Punk and hip hop are the two musical forms that informed me as a young man, they continue to do so as I hit middle age. But punk and hip hop are both deeply compromised by sinking into the affluent culture of middle class suburbia. The anger is blunted, the social message is reduced, and it becomes about “bitches and bling,” whether in hip hop (pretty much any song by Jay-Z) or punk (pretty much any song by The Offspring, Avril Lavigne, Blink-182, or any pop-punk band you hear on the radio). And then these counter-culture voices become the culture, and, as Questlove notes, they become invisible in their ubiquity. But more than that, the ethos they bring is divorced from their origins.
Questlove talks about the social contract we all subscribe to. He references three quotes that guide his series (and, I would guess, his life in general). The first comes from 16th century English religious reformer, John Bradford, who upon seeing another prisoner led to the gallows, commented, “There but for the graces of God goes John Bradford.” The second comes from Albert Einstein, “who disparagingly referred to quantum entanglement as ‘spooky action at a distance.'” Finally, Ice Cube, the main lyricist of N.W.A. (yes, there was once a time, kids, when Cube wasn’t a cartoon character), who, in the 1988 track “Gangsta Gangsta,” delivered this gem, “Life ain’t nothing but bitches and money.” Questlove also notes that Cube is talking about a world in which the social contract is frayed, “where everyone aspires to improve themselves and only themselves, thoughts of others be damned. What kind of world does that create?”

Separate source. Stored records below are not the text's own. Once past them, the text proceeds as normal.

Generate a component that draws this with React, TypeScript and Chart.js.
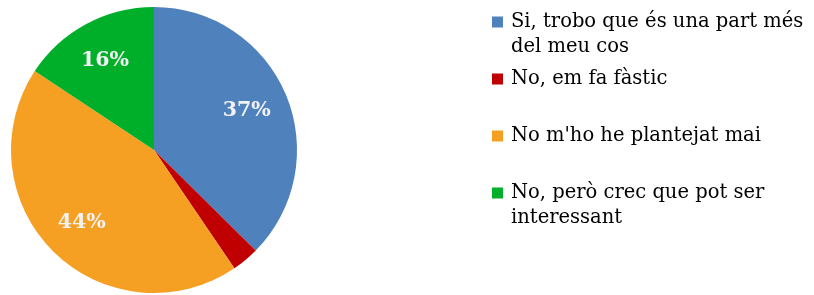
import React, { useEffect, useRef } from "react";
import { Chart, registerables } from "chart.js";

Chart.register(...registerables);

const categories = [
  "Si, trobo que és una part més del meu cos",
  "No, em fa fàstic",
  "No m'ho he plantejat mai",
  "No, però crec que pot ser interessant",
];
const legendLines = [
  ["Si, trobo que és una part més", "del meu cos"],
  ["No, em fa fàstic"],
  ["No m'ho he plantejat mai"],
  ["No, però crec que pot ser", "interessant"],
];
const values = [37.4, 3.1, 43.8, 15.7];
const sliceLabels = ["37%", "", "44%", "16%"];
const colors = ["#4F81BD", "#C00000", "#F5A022", "#00AF29"];

const FONT = "'DejaVu Serif', serif";

const labelPlugin = {
  id: "sliceLabels",
  afterDatasetsDraw(chart: any) {
    const ctx = chart.ctx;
    const meta = chart.getDatasetMeta(0);
    ctx.save();
    ctx.font = `bold 20.5px ${FONT}`;
    ctx.fillStyle = "#F2F2F2";
    ctx.textAlign = "center";
    ctx.textBaseline = "middle";
    meta.data.forEach((arc: any, i: number) => {
      const t = sliceLabels[i];
      if (!t) return;
      const p = arc.getProps(["startAngle", "endAngle", "outerRadius", "x", "y"], true);
      const mid = (p.startAngle + p.endAngle) / 2;
      const r = p.outerRadius * 0.71;
      ctx.fillText(t, p.x + Math.cos(mid) * r - 1, p.y + Math.sin(mid) * r);
    });
    ctx.restore();
  },
};

const legendPlugin = {
  id: "sideLegend",
  afterDraw(chart: any) {
    const ctx = chart.ctx;
    ctx.save();
    ctx.font = `19.5px ${FONT}`;
    ctx.textBaseline = "middle";
    ctx.textAlign = "left";
    const x0 = 492;
    const y0 = 22;
    const slot = 57;
    const lineH = 25;
    legendLines.forEach((lines, i) => {
      const y = y0 + i * slot;
      ctx.fillStyle = colors[i];
      ctx.fillRect(x0, y - 5.5, 11, 11);
      ctx.fillStyle = "#000000";
      lines.forEach((ln, j) => ctx.fillText(ln, x0 + 19, y + j * lineH));
    });
    ctx.restore();
  },
};

export default function App() {
  const ref = useRef<HTMLCanvasElement>(null);
  useEffect(() => {
    document.body.style.margin = "0";
    const chart = new Chart(ref.current!, {
      type: "pie",
      data: {
        labels: categories,
        datasets: [
          {
            data: values,
            backgroundColor: colors,
            borderWidth: 0,
          },
        ],
      },
      options: {
        animation: false,
        responsive: false,
        maintainAspectRatio: false,
        layout: { padding: { left: 11, top: 7, right: 517, bottom: 2 } },
        plugins: {
          legend: { display: false },
          tooltip: { enabled: false },
        },
      },
      plugins: [labelPlugin, legendPlugin],
    });
    return () => chart.destroy();
  }, []);
  return (
    <div style={{ width: 814, height: 295, background: "#fff" }}>
      <canvas ref={ref} width={814} height={295} />
    </div>
  );
}
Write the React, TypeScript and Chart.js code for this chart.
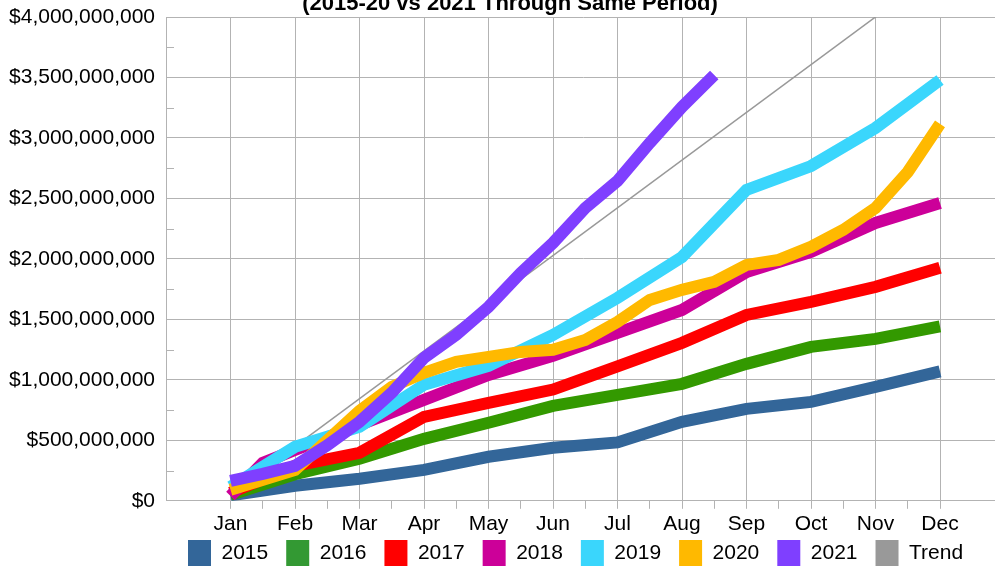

And herein lies the rub for me, at least insofar as the wider culture of hip hop and punk and their suburbanisation. If you take the politics and intelligence out of punk and hip hop, you’re left with the anger, and a dangerous form of nihilism. We’re left with Eminem fantasising about killing his wife and his mother. Charming stuff, really.
This is not to say there is no place for bangers in hip hop culture, nor is to say there’s no place for the Buzzcocks (the progenitors of pop-punk in the late 1970s), it just means that this is a many-edged sword.